→ Directions
Write out every line of the material as it stands, apart from the pictures.

→ Data block

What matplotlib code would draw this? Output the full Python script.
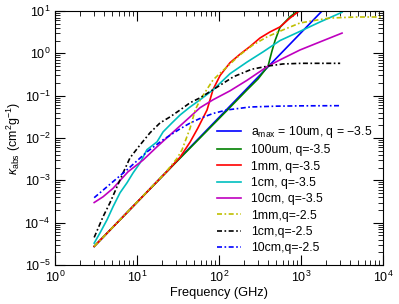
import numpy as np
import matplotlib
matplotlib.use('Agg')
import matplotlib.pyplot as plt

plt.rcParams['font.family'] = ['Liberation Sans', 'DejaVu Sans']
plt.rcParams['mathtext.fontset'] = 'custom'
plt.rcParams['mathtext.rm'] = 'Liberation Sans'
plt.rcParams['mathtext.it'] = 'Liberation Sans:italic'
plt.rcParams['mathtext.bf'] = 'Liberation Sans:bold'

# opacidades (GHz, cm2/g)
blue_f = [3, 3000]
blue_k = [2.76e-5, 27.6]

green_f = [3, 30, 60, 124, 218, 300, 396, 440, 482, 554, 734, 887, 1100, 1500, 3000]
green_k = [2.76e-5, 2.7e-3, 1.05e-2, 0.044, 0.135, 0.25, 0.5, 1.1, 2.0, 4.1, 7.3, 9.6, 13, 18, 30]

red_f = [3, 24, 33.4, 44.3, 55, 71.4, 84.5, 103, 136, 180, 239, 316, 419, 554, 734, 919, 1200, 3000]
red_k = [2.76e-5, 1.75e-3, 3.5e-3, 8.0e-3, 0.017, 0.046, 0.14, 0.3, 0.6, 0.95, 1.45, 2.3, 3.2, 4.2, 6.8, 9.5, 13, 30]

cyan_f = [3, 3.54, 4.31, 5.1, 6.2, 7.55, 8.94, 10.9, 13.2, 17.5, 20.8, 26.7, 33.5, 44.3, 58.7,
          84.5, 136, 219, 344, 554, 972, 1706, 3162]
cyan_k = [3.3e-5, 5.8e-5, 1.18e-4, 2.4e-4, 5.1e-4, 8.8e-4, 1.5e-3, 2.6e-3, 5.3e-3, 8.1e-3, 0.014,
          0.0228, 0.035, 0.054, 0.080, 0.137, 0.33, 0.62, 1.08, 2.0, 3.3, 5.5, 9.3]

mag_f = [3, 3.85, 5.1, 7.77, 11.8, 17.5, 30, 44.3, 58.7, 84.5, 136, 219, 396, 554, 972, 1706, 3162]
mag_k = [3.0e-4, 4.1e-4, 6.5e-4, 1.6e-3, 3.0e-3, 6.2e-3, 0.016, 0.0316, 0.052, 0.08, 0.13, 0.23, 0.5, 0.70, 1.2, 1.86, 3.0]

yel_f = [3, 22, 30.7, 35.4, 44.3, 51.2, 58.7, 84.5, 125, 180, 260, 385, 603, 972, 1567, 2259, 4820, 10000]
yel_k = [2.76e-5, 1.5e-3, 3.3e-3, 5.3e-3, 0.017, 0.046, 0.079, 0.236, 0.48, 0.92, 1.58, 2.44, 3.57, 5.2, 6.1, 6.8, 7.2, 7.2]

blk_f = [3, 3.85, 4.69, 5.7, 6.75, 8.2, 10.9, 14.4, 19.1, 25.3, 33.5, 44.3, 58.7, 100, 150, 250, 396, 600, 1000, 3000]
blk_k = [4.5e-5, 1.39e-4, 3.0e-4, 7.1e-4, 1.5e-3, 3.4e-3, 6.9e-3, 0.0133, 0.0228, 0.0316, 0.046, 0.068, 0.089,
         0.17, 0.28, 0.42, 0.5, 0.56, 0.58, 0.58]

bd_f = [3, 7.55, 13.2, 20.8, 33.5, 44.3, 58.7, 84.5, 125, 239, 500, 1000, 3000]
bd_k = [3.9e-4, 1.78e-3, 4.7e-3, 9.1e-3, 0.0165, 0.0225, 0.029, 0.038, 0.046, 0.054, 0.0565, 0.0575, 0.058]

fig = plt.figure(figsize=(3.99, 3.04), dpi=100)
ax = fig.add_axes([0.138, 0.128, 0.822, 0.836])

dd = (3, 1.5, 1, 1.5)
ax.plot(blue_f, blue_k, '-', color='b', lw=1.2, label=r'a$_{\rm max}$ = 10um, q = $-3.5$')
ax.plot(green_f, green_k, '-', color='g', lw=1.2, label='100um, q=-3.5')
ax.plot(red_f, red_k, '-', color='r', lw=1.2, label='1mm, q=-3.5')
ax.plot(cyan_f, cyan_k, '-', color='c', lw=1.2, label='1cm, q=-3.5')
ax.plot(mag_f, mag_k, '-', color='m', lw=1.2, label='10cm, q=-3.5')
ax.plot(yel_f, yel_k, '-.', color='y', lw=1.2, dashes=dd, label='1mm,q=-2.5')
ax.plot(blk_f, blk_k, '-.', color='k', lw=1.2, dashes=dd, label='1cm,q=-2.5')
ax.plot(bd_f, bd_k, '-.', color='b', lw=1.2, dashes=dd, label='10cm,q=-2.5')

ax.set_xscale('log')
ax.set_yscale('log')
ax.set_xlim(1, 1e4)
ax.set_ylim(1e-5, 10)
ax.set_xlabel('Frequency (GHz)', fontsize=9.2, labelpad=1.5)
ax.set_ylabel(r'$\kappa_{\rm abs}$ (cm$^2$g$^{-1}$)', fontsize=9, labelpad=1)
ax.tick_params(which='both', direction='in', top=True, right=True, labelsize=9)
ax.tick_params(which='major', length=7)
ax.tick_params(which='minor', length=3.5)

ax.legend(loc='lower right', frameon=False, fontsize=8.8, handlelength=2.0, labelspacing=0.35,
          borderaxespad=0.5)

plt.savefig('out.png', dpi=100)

→ Task response
What matplotlib code would draw this? Output the full Python script.
import numpy as np
import matplotlib
matplotlib.use('Agg')
import matplotlib.pyplot as plt

plt.rcParams['font.family'] = ['Liberation Sans', 'DejaVu Sans']
plt.rcParams['mathtext.fontset'] = 'custom'
plt.rcParams['mathtext.rm'] = 'Liberation Sans'
plt.rcParams['mathtext.it'] = 'Liberation Sans:italic'
plt.rcParams['mathtext.bf'] = 'Liberation Sans:bold'

# opacidades (GHz, cm2/g)
blue_f = [3, 3000]
blue_k = [2.76e-5, 27.6]

green_f = [3, 30, 60, 124, 218, 300, 396, 440, 482, 554, 734, 887, 1100, 1500, 3000]
green_k = [2.76e-5, 2.7e-3, 1.05e-2, 0.044, 0.135, 0.25, 0.5, 1.1, 2.0, 4.1, 7.3, 9.6, 13, 18, 30]

red_f = [3, 24, 33.4, 44.3, 55, 71.4, 84.5, 103, 136, 180, 239, 316, 419, 554, 734, 919, 1200, 3000]
red_k = [2.76e-5, 1.75e-3, 3.5e-3, 8.0e-3, 0.017, 0.046, 0.14, 0.3, 0.6, 0.95, 1.45, 2.3, 3.2, 4.2, 6.8, 9.5, 13, 30]

cyan_f = [3, 3.54, 4.31, 5.1, 6.2, 7.55, 8.94, 10.9, 13.2, 17.5, 20.8, 26.7, 33.5, 44.3, 58.7,
          84.5, 136, 219, 344, 554, 972, 1706, 3162]
cyan_k = [3.3e-5, 5.8e-5, 1.18e-4, 2.4e-4, 5.1e-4, 8.8e-4, 1.5e-3, 2.6e-3, 5.3e-3, 8.1e-3, 0.014,
          0.0228, 0.035, 0.054, 0.080, 0.137, 0.33, 0.62, 1.08, 2.0, 3.3, 5.5, 9.3]

mag_f = [3, 3.85, 5.1, 7.77, 11.8, 17.5, 30, 44.3, 58.7, 84.5, 136, 219, 396, 554, 972, 1706, 3162]
mag_k = [3.0e-4, 4.1e-4, 6.5e-4, 1.6e-3, 3.0e-3, 6.2e-3, 0.016, 0.0316, 0.052, 0.08, 0.13, 0.23, 0.5, 0.70, 1.2, 1.86, 3.0]

yel_f = [3, 22, 30.7, 35.4, 44.3, 51.2, 58.7, 84.5, 125, 180, 260, 385, 603, 972, 1567, 2259, 4820, 10000]
yel_k = [2.76e-5, 1.5e-3, 3.3e-3, 5.3e-3, 0.017, 0.046, 0.079, 0.236, 0.48, 0.92, 1.58, 2.44, 3.57, 5.2, 6.1, 6.8, 7.2, 7.2]

blk_f = [3, 3.85, 4.69, 5.7, 6.75, 8.2, 10.9, 14.4, 19.1, 25.3, 33.5, 44.3, 58.7, 100, 150, 250, 396, 600, 1000, 3000]
blk_k = [4.5e-5, 1.39e-4, 3.0e-4, 7.1e-4, 1.5e-3, 3.4e-3, 6.9e-3, 0.0133, 0.0228, 0.0316, 0.046, 0.068, 0.089,
         0.17, 0.28, 0.42, 0.5, 0.56, 0.58, 0.58]

bd_f = [3, 7.55, 13.2, 20.8, 33.5, 44.3, 58.7, 84.5, 125, 239, 500, 1000, 3000]
bd_k = [3.9e-4, 1.78e-3, 4.7e-3, 9.1e-3, 0.0165, 0.0225, 0.029, 0.038, 0.046, 0.054, 0.0565, 0.0575, 0.058]

fig = plt.figure(figsize=(3.99, 3.04), dpi=100)
ax = fig.add_axes([0.138, 0.128, 0.822, 0.836])

dd = (3, 1.5, 1, 1.5)
ax.plot(blue_f, blue_k, '-', color='b', lw=1.2, label=r'a$_{\rm max}$ = 10um, q = $-3.5$')
ax.plot(green_f, green_k, '-', color='g', lw=1.2, label='100um, q=-3.5')
ax.plot(red_f, red_k, '-', color='r', lw=1.2, label='1mm, q=-3.5')
ax.plot(cyan_f, cyan_k, '-', color='c', lw=1.2, label='1cm, q=-3.5')
ax.plot(mag_f, mag_k, '-', color='m', lw=1.2, label='10cm, q=-3.5')
ax.plot(yel_f, yel_k, '-.', color='y', lw=1.2, dashes=dd, label='1mm,q=-2.5')
ax.plot(blk_f, blk_k, '-.', color='k', lw=1.2, dashes=dd, label='1cm,q=-2.5')
ax.plot(bd_f, bd_k, '-.', color='b', lw=1.2, dashes=dd, label='10cm,q=-2.5')

ax.set_xscale('log')
ax.set_yscale('log')
ax.set_xlim(1, 1e4)
ax.set_ylim(1e-5, 10)
ax.set_xlabel('Frequency (GHz)', fontsize=9.2, labelpad=1.5)
ax.set_ylabel(r'$\kappa_{\rm abs}$ (cm$^2$g$^{-1}$)', fontsize=9, labelpad=1)
ax.tick_params(which='both', direction='in', top=True, right=True, labelsize=9)
ax.tick_params(which='major', length=7)
ax.tick_params(which='minor', length=3.5)

ax.legend(loc='lower right', frameon=False, fontsize=8.8, handlelength=2.0, labelspacing=0.35,
          borderaxespad=0.5)

plt.savefig('out.png', dpi=100)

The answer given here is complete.